People often think that grief is an emotional state. While grief is often complex with many competing feelings, including joy and sorrow at the same time, it is also physical.
Grief manifests itself in headaches, stomachaches, sore joints, lethargy, and plain old tenderness all over. While some of these physical manifestations are most common with acute grief, meaning in those days and months after the death, grief’s physicality can pop-up any time of year.
When Tommy’s mom was dying of stomach cancer, Tommy’s belly hurt too. Sometimes, grief can be like “nesting,” where dads put on some weight in the last trimester of a pregnancy as they anticipate a major life change. For kids, especially, grief becomes physical because they do not have the vocabulary to correlate feelings to particular words. So, many kids physically hurt because their grief is all bottled-up inside of them. How do they get it out? Beat up their little sister. Behavioral outburst. Shouting. Temper tantrums. And so much more.

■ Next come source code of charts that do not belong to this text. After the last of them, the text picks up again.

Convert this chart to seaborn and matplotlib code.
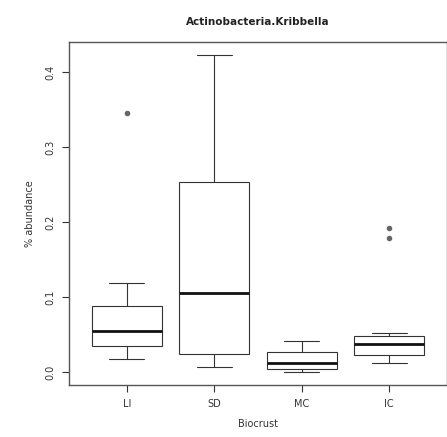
import numpy as np
import pandas as pd
import matplotlib
matplotlib.use("Agg")
import matplotlib.pyplot as plt
import seaborn as sns

# Relative abundance (%) of Actinobacteria.Kribbella per biocrust sample
groups = ["LI", "SD", "MC", "IC"]
li_values = [0.017, 0.028, 0.035, 0.046, 0.055, 0.070, 0.088, 0.119, 0.345]
sd_values = [0.007, 0.015, 0.024, 0.060, 0.105, 0.180, 0.253, 0.330, 0.423]
mc_values = [0.000, 0.002, 0.004, 0.008, 0.012, 0.020, 0.027, 0.035, 0.041]
ic_values = [0.012, 0.016, 0.020, 0.023, 0.028, 0.033, 0.037, 0.041,
             0.045, 0.048, 0.052, 0.179, 0.192]
y_ticks = [0.0, 0.1, 0.2, 0.3, 0.4]

df = pd.DataFrame({
    "Biocrust": (["LI"] * len(li_values) + ["SD"] * len(sd_values)
                 + ["MC"] * len(mc_values) + ["IC"] * len(ic_values)),
    "abundance": li_values + sd_values + mc_values + ic_values,
})

sns.set_style("white")
plt.rcParams["font.family"] = ["DejaVu Sans"]

fig = plt.figure(figsize=(4.47, 4.37), dpi=100)
ax = fig.add_axes([0.1544, 0.119, 0.8456, 0.785])

line_col = "#333333"
sns.boxplot(
    data=df, x="Biocrust", y="abundance", order=groups, ax=ax,
    color="white", linecolor=line_col, linewidth=0.8, width=0.8, whis=1.5,
    medianprops=dict(linewidth=2.0, color="#111111"),
    flierprops=dict(marker="o", markersize=3.0, markerfacecolor="#666666",
                    markeredgecolor="#666666"),
)

ax.set_xlim(-0.66, 3.66)
ax.set_ylim(-0.017, 0.44)
ax.set_yticks(y_ticks)
ax.set_yticklabels([f"{t:.1f}" for t in y_ticks], rotation=90, va="center",
                   fontsize=7, color="#333333")
ax.tick_params(axis="x", labelsize=7, labelcolor="#333333")
ax.tick_params(axis="both", direction="out", length=5, width=0.8,
               color=line_col, left=True, bottom=True, pad=5)

for sp in ax.spines.values():
    sp.set_visible(True)
    sp.set_color("#555555")
    sp.set_linewidth(1.0)

ax.set_xlabel("Biocrust", fontsize=7, color="#333333", labelpad=7)
ax.set_ylabel("% abundance", fontsize=7, color="#333333", labelpad=7)
ax.set_title("Actinobacteria.Kribbella", fontsize=7.5, fontweight="bold",
             color="#222222", pad=12)

fig.savefig("out.png", dpi=100, facecolor="white")
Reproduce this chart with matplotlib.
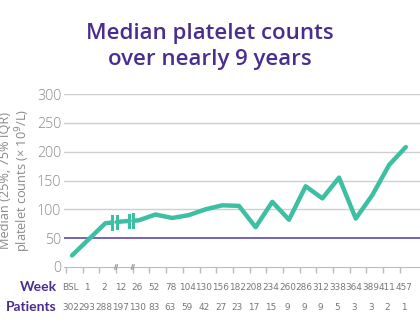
import numpy as np
import matplotlib
matplotlib.use("Agg")
import matplotlib.pyplot as plt
from matplotlib.transforms import blended_transform_factory

weeks = ["BSL", "1", "2", "12", "26", "52", "78", "104", "130", "156", "182",
         "208", "234", "260", "286", "312", "338", "364", "389", "411", "457"]
patients = [302, 293, 288, 197, 130, 83, 63, 59, 42, 27, 23,
            17, 15, 9, 9, 9, 5, 3, 3, 2, 1]
median_plt = [20, 48, 76, 79, 81, 91, 85, 90, 100, 107, 106,
              69, 113, 82, 140, 119, 155, 84, 125, 177, 208]
threshold = 50
breaks = [2.55, 3.55]  # axis breaks between week 2/12 and 12/26

teal = "#3dbfa3"
purple = "#4a2d8f"
grey = "#8a8a8a"

fig = plt.figure(figsize=(4.2, 3.31), dpi=100)
ax = fig.add_axes([64 / 420, 1 - 267 / 331, 1 - 64 / 420, 173 / 331])

x = np.arange(len(median_plt))
y = np.array(median_plt, dtype=float)

# gridlines + threshold
for g in [100, 150, 200, 250, 300]:
    ax.axhline(g, color="#cfcfcf", lw=1, zorder=1)
ax.axhline(threshold, color="#6c55b8", lw=1.3, zorder=2)

# line, broken at the axis breaks
gap = 0.13
edges = [x[0]] + [v for b in breaks for v in (b - gap, b + gap)] + [x[-1]]
for a, b in zip(edges[0::2], edges[1::2]):
    xs = np.concatenate([[a], x[(x > a) & (x < b)], [b]])
    ys = np.interp(xs, x, y)
    ax.plot(xs, ys, color=teal, lw=3.2, solid_capstyle="round", zorder=3)
    for xe in (a, b):
        if xe in (x[0], x[-1]):
            continue
        ye = np.interp(xe, x, y)
        ax.plot([xe, xe], [ye - 11, ye + 11], color=teal, lw=2.2, zorder=3)

ax.set_xlim(-0.48, 20.85)
ax.set_ylim(0, 300)
ax.set_yticks([0, 50, 100, 150, 200, 250, 300])
ax.tick_params(axis="y", length=0, labelsize=10.3, labelcolor=grey, pad=2)
for lab in ax.get_yticklabels():
    lab.set_family("Open Sans")
    lab.set_fontweight("light")

ticks = x - 0.36
ax.set_xticks(ticks)
ax.set_xticklabels([])
ax.tick_params(axis="x", length=4, color="#bbbbbb", width=1)
for s in ["top", "right", "left"]:
    ax.spines[s].set_visible(False)
ax.spines["bottom"].set_color("#bbbbbb")

# small double slashes on the axis at the breaks
for b in breaks:
    for dx in (0.04, 0.14):
        t = b + dx
        ax.plot([t - 0.04, t + 0.04], [-4, 4], color="#999999", lw=0.8,
                clip_on=False, zorder=4)

ax.set_ylabel("Median (25%, 75% IQR)\nplatelet counts (× 10$^9$/L)",
              fontsize=9.2, color=grey, linespacing=1.05, family="Open Sans")
ax.yaxis.set_label_coords(-0.088, 0.5)

title_kw = dict(ha="center", va="center", fontsize=16, fontweight="semibold",
                color=purple, family="Open Sans")
fig.text(0.5, 1 - 33 / 331, "Median platelet counts", **title_kw)
fig.text(0.5, 1 - 60 / 331, "over nearly 9 years", **title_kw)

tr = blended_transform_factory(ax.transData, fig.transFigure)
y_week = 1 - 287 / 331
y_pat = 1 - 307 / 331
fig.text(57 / 420, y_week, "Week", ha="right", va="center", fontsize=10,
         fontweight="bold", color=purple, family="Lato")
fig.text(57 / 420, y_pat, "Patients", ha="right", va="center", fontsize=10,
         fontweight="bold", color=purple, family="Lato")
for i, (w, p) in enumerate(zip(weeks, patients)):
    ax.text(i - 0.1, y_week, w, transform=tr, ha="center", va="center",
            fontsize=6.4, color="#777777", family="Liberation Sans Narrow")
    ax.text(i - 0.1, y_pat, str(p), transform=tr, ha="center", va="center",
            fontsize=6.4, color="#777777", family="Liberation Sans Narrow")

fig.savefig("out.png", dpi=100)
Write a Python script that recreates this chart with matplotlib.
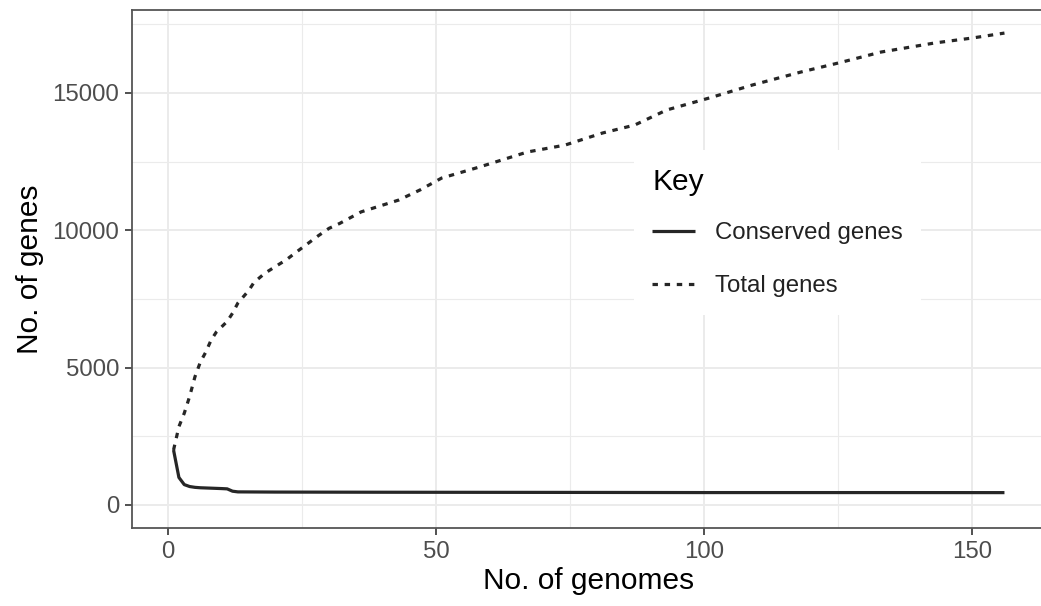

Grief is physical for adults, too. Sometimes we eat our feelings by enjoying comfort foods and other dishes that trigger a comforting or chemical response like the release of neurotransmitters, such as how chocolate releases serotonin—my go to best friend!
If grief is physical and kids have physical symptoms then we must be intentional about putting grief in motion—we must find healthy ways to get it out.
Exercise is one incredibly healthy—emotionally healthy—way to cope with grief. Running and walking, yoga, bike rides, sports, 5K races, kayaking, swimming, soccer, football, and every other physical outlet is relevant to grief.
Need to get it out? Planning to run a 5K or walk? Spend a moment thinking about the feeling, the experience, where it hurts, and then get to it. Or just hit the pavement . . . grief in motion is grief expressed and the expression of grief is good for the mind and the body.